Q: What’s one piece of advice you’d like to give to new writers who are eager to break into the speculative fiction world?

Read as widely as you can, and not just the old stuff, read what’s being published now. Reading may not be the fuel of writing, that’s life, but it’s the accelerant.

Q: Is there something about the industry that you wish you knew before you got involved?

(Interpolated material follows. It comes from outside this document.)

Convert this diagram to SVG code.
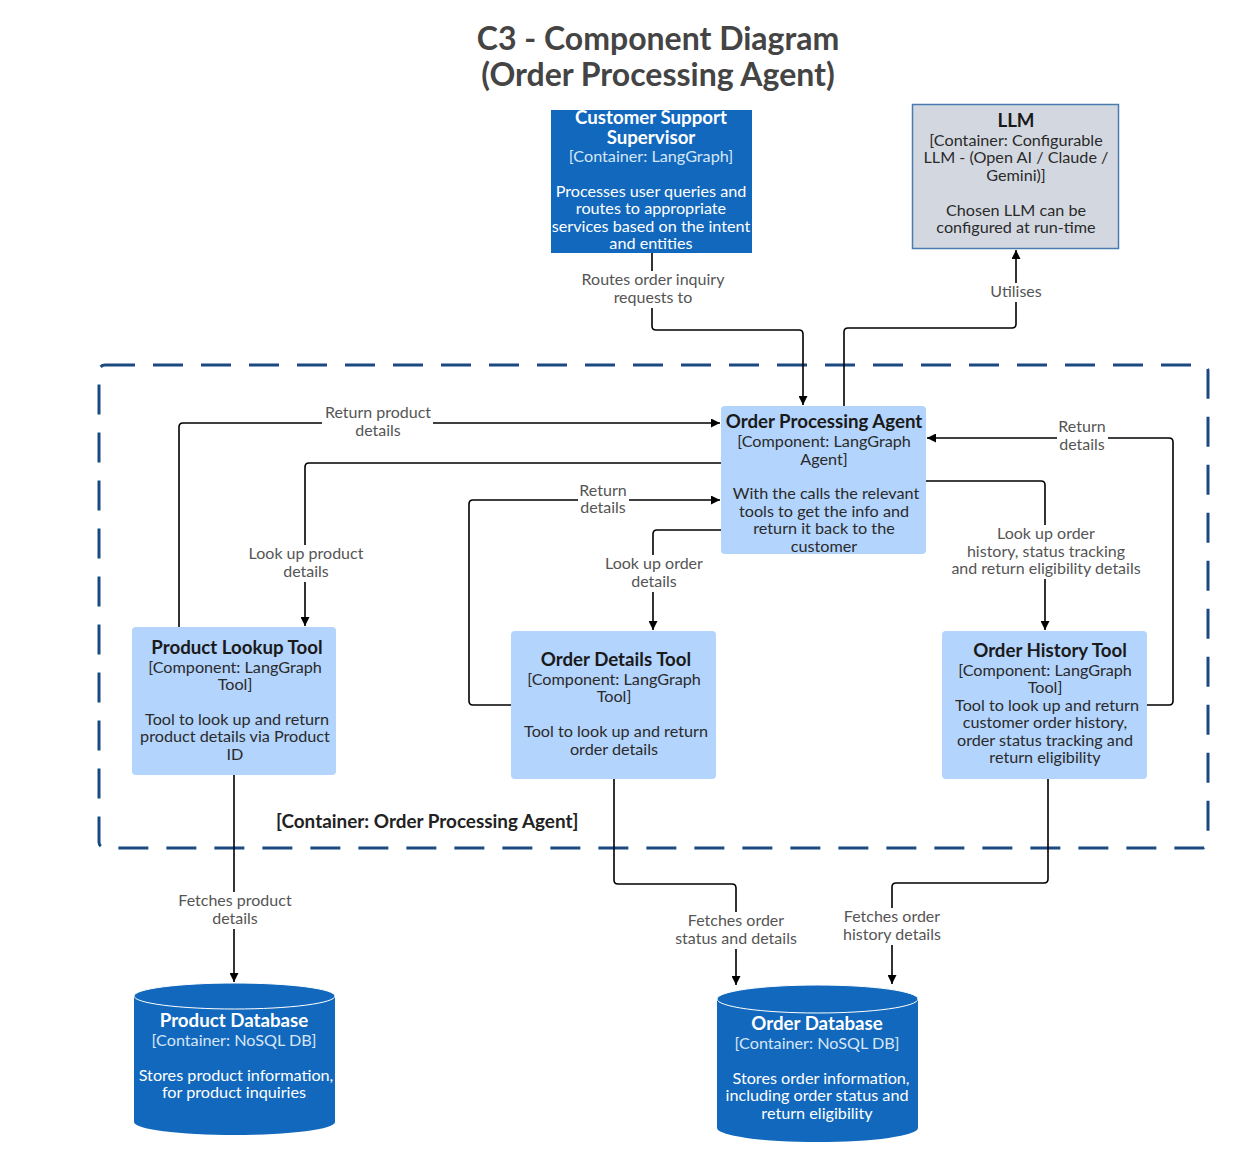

How kind and supportive it is. I’m a bit socially anxious, but if you’re going to hang around a bunch of people, writers are the best (and bonus points if they write SF).

But there’s also this.

If you’re going into writing with an intention of more than dabbling (which is fine, by the way), look at the careers of the authors you admire, get a sense of the ups and downs, the way a writing life changes as you change, and the business changes, and think about what kind of writer you want to be, and then be kind to yourself, this business has so many ups and downs, and a writing career can take so many shapes, none of it is easy (except when it is, which is always a surprise), but if you kind of know what you want, you can head in that direction, and if that doesn’t work for you, you can change. While stubbornness is a great trait in a writer, let your career be as fluid as you want it to be. I never expected to write children’s books, as much as I loved them, but it has enriched my practice in so many ways.

Q: Is there any work you have coming up that you would like to speak about?

I have a kid’s graphic novel series coming out next year with Penguin that I co-created with Brent Wilson. We worked on the picture book Mr Impoppable together back in 2022 and I asked him if he wanted to do a graphic novel with me, I’m so glad he said yes. The first book is called Frog, Log, and Dave Almost Save the Day. It was the most fun project, it’s wild and silly, and it’s great to see someone like Brent take to the comics medium like an absolute pro from the get-go.

If someone had told me that I’d get the chance to make comics when I was younger, I would have been over the moon.